By: on In Healthy Living

Hope in the Stroke Belt

Across the nation, the average prevalence of stroke for all ages is at 2.6 percent. The number rises to 8.3 percent for people over age 65.

Some states, clustered in the American South, are much higher than the national average. The Stroke belt stretches from east Texas to Northern Florida to Indiana, and all the states in between. Here, stroke mortality rates are over 10% above the national average. Why is this? There doesn’t seem to be one simple, easy-to-spot cause. African Americans, who live in greater numbers in the South than elsewhere in the country, have a greater stroke risk. An unhealthy diet can raise the chance of stroke.

Traditional Southern fare is rich with high-fat and fried foods. Thanks to that, there is a greater incidence of obesity and obesity related stroke factors like hypertension and diabetes. Tobacco use is another factor. A lot of people in the Southern states smoke, use tobacco, or consume other nicotine products. Smoking has been identified as another risk factor. Finally, there is a greater percentage of people living in rural areas far from any hospital. Couple that with more people living below the poverty line and it makes quite a big barrier to getting preventative medical care. Healthier States Lead by Example What about the states with the lowest prevalence of stroke? There is no ‘health belt’. These states are scattered around the country, places like Arizona, Colorado, Wyoming, Minnesota, New Jersey, and a small cluster in the New England region.

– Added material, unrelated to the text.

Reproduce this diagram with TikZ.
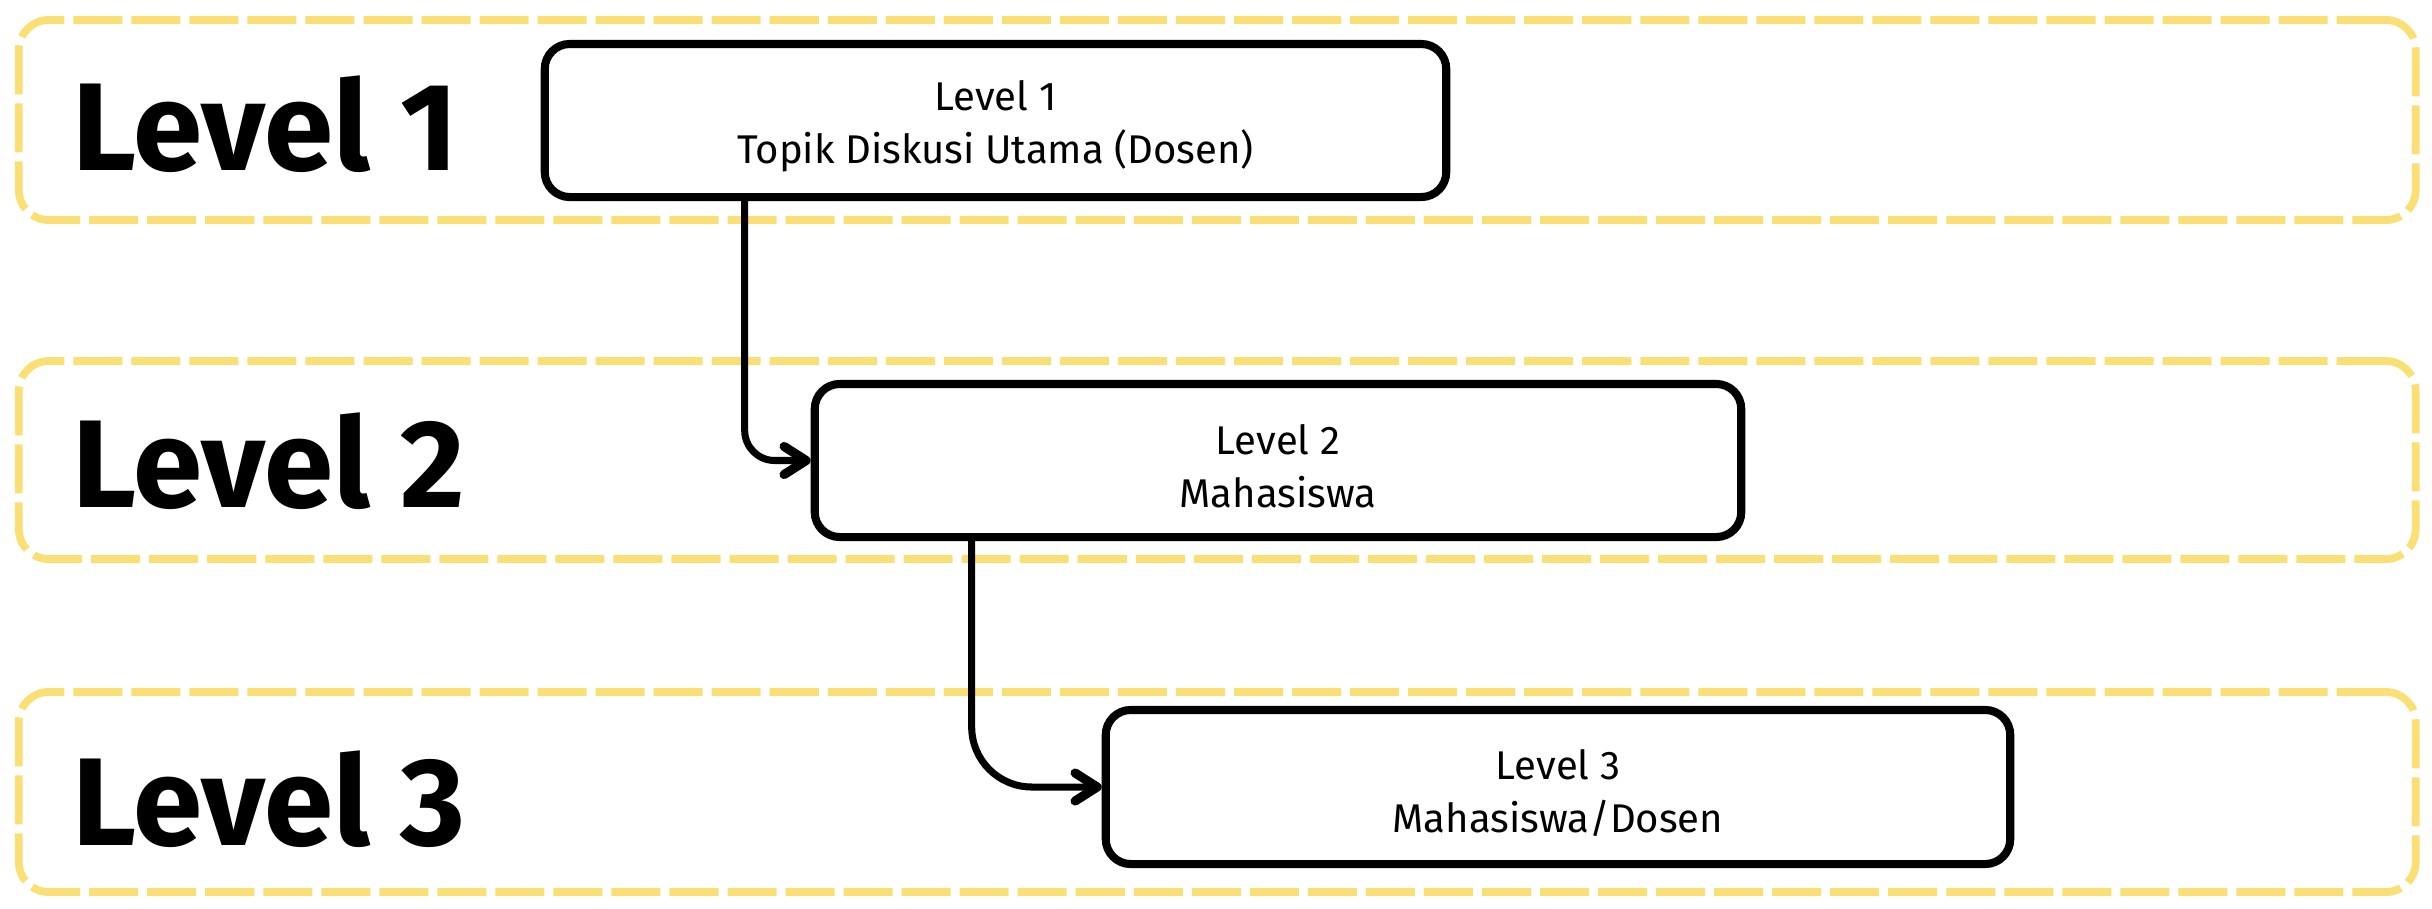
\documentclass[tikz,border=0pt]{standalone}
\usepackage{fontspec}
\setmainfont{Fira Sans}
\usetikzlibrary{arrows.meta,calc}
\definecolor{laneyellow}{HTML}{FADF74}
\newcommand{\toppad}{\rule{0pt}{11.8pt}}
\tikzset{
  lane/.style={draw=laneyellow, line width=2.2pt, dash pattern=on 0.49cm off 0.09cm,
    rounded corners=0.3cm, minimum width=23.955cm, inner sep=0pt},
  levelbox/.style={draw=black, line width=2.3pt, rounded corners=0.25cm, fill=white,
    align=center, inner sep=0pt, font=\fontsize{11.4pt}{15.1pt}\selectfont},
  bigtext/.style={anchor=base west, inner sep=0pt, font=\fontsize{35.5pt}{40pt}\selectfont\bfseries},
  conn/.style={draw=black, line width=2pt, -{Straight Barb[length=0.22cm, width=0.28cm, round, line width=2.6pt]}}
}
\begin{document}
\begin{tikzpicture}[x=0.01cm, y=-0.01cm]
\useasboundingbox (0,0) rectangle (2432,908);
% lanes
\node[lane, minimum height=2.0cm] (lane1) at (1217.25,120) {};
\node[lane, minimum height=1.98cm] (lane2) at (1217.25,460) {};
\node[lane, minimum height=2.0cm] (lane3) at (1217.25,792) {};
% lane titles
\node[bigtext] (t1) at (72,170) {Level 1};
\node[bigtext] (t2) at (72,507) {Level 2};
\node[bigtext] (t3) at (72,845) {Level 3};
% boxes
\node[levelbox, minimum width=9.01cm, minimum height=1.53cm] (n1) at (995.5,120.5) {\toppad Level 1\\Topik Diskusi Utama (Dosen)};
\node[levelbox, minimum width=9.26cm, minimum height=1.53cm] (n2) at (1278,460.5) {\toppad Level 2\\Mahasiswa};
\node[levelbox, minimum width=9.04cm, minimum height=1.54cm] (n3) at (1558,787) {\toppad Level 3\\Mahasiswa/Dosen};
% connectors
\draw[conn, rounded corners=0.3cm] ($(n1.south west)+(204,0)$) |- (n2.west);
\draw[conn, rounded corners=0.6cm] ($(n2.south west)+(161,0)$) |- (n3.west);
\end{tikzpicture}
\end{document}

On the surface they seem diverse but they have some common factors. There is greater awareness of health risk, and understanding of how to live a healthy lifestyle. There are, on average, fewer food deserts and more farmer’s markets that offer fresh local produce. The average income in some of those states is considerably higher than in the South, which opens many doors for proactively managing good health. What Can Be Done in the Stroke Belt? The United States government has launched public health programs to reduce the number of strokes in the South. The most successful of these programs take a page from the ‘lower-stroke’ states above and focus on health education, medical initiatives, and developing health-friendly living spaces in urban and rural areas. Health Education: The goal is to teach people about nutrition. Some programs also give out recipes to keep the flavor of beloved local dishes but cut the fat and calorie content. Exercise is another important area of education. From kindergarten to retirement, the importance of getting two and a half hours of moderate exercise a week is emphasized. Stroke awareness is on the rise in the South as more people are educated on the importance of stroke prevention, the risk factors that lead to this medical emergency, and the signs that a stroke may be happening. Medical Initiatives: These range from weight loss programs, some of which are covered by insurance, to nutritional counseling services, to blood pressure screening, to programs that help quit smoking. Building a Health-friendly Future: These programs are already taking effect. School cafeterias are offering healthier meals. More produce stands and grocery stores are popping up in ‘food deserts’, offering alternatives to fast food. Urban greenspaces and rural parks are being built, making exercise more accessible. All of these little changes add up to a brighter, hopefully stroke-free future.